**GOAL**
Repeat the material below exactly, with no pictures.

**RECORDED INFORMATION**
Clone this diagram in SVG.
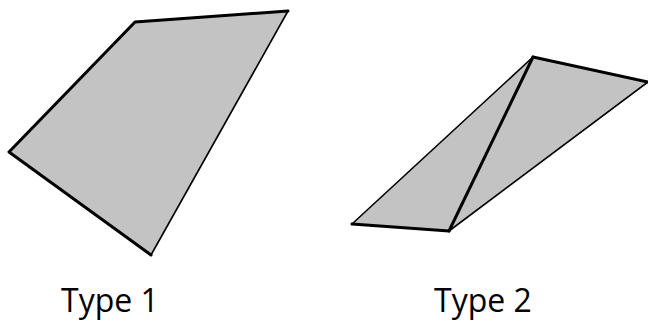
<svg xmlns="http://www.w3.org/2000/svg" width="648" height="322" viewBox="0 0 648 322">
<style>
.face{fill:#c3c3c3;stroke:none}
.thick{stroke:#000;stroke-width:3;fill:none;stroke-linecap:round;stroke-linejoin:round}
.thin{stroke:#000;stroke-width:1.6;fill:none;stroke-linecap:round}
.lbl{font-family:"Open Sans","Liberation Sans",sans-serif;font-size:32px;fill:#000}
</style>
<rect width="648" height="322" fill="#fff"/>
<g id="type1">
<polygon class="face" points="135,22 288,11 151,255 9,152"/>
<line class="thin" x1="288" y1="11" x2="151" y2="255"/>
<polyline class="thick" points="151,255 9,152 135,22 288,11"/>
</g>
<g id="type2">
<polygon class="face" points="533,57 648,82 449,231 352,224"/>
<line class="thin" x1="533" y1="57" x2="352" y2="224"/>
<line class="thin" x1="648" y1="82" x2="449" y2="231"/>
<line class="thick" x1="533" y1="57" x2="648" y2="82"/>
<line class="thick" x1="533" y1="57" x2="449" y2="231"/>
<line class="thick" x1="352" y1="224" x2="449" y2="231"/>
</g>
<text id="label1" class="lbl" x="61" y="312">Type 1</text>
<text id="label2" class="lbl" x="434" y="312">Type 2</text>
</svg>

**RESPONSE FOR THIS EXERCISE**
Clone this diagram in SVG.
<svg xmlns="http://www.w3.org/2000/svg" width="648" height="322" viewBox="0 0 648 322">
<style>
.face{fill:#c3c3c3;stroke:none}
.thick{stroke:#000;stroke-width:3;fill:none;stroke-linecap:round;stroke-linejoin:round}
.thin{stroke:#000;stroke-width:1.6;fill:none;stroke-linecap:round}
.lbl{font-family:"Open Sans","Liberation Sans",sans-serif;font-size:32px;fill:#000}
</style>
<rect width="648" height="322" fill="#fff"/>
<g id="type1">
<polygon class="face" points="135,22 288,11 151,255 9,152"/>
<line class="thin" x1="288" y1="11" x2="151" y2="255"/>
<polyline class="thick" points="151,255 9,152 135,22 288,11"/>
</g>
<g id="type2">
<polygon class="face" points="533,57 648,82 449,231 352,224"/>
<line class="thin" x1="533" y1="57" x2="352" y2="224"/>
<line class="thin" x1="648" y1="82" x2="449" y2="231"/>
<line class="thick" x1="533" y1="57" x2="648" y2="82"/>
<line class="thick" x1="533" y1="57" x2="449" y2="231"/>
<line class="thick" x1="352" y1="224" x2="449" y2="231"/>
</g>
<text id="label1" class="lbl" x="61" y="312">Type 1</text>
<text id="label2" class="lbl" x="434" y="312">Type 2</text>
</svg>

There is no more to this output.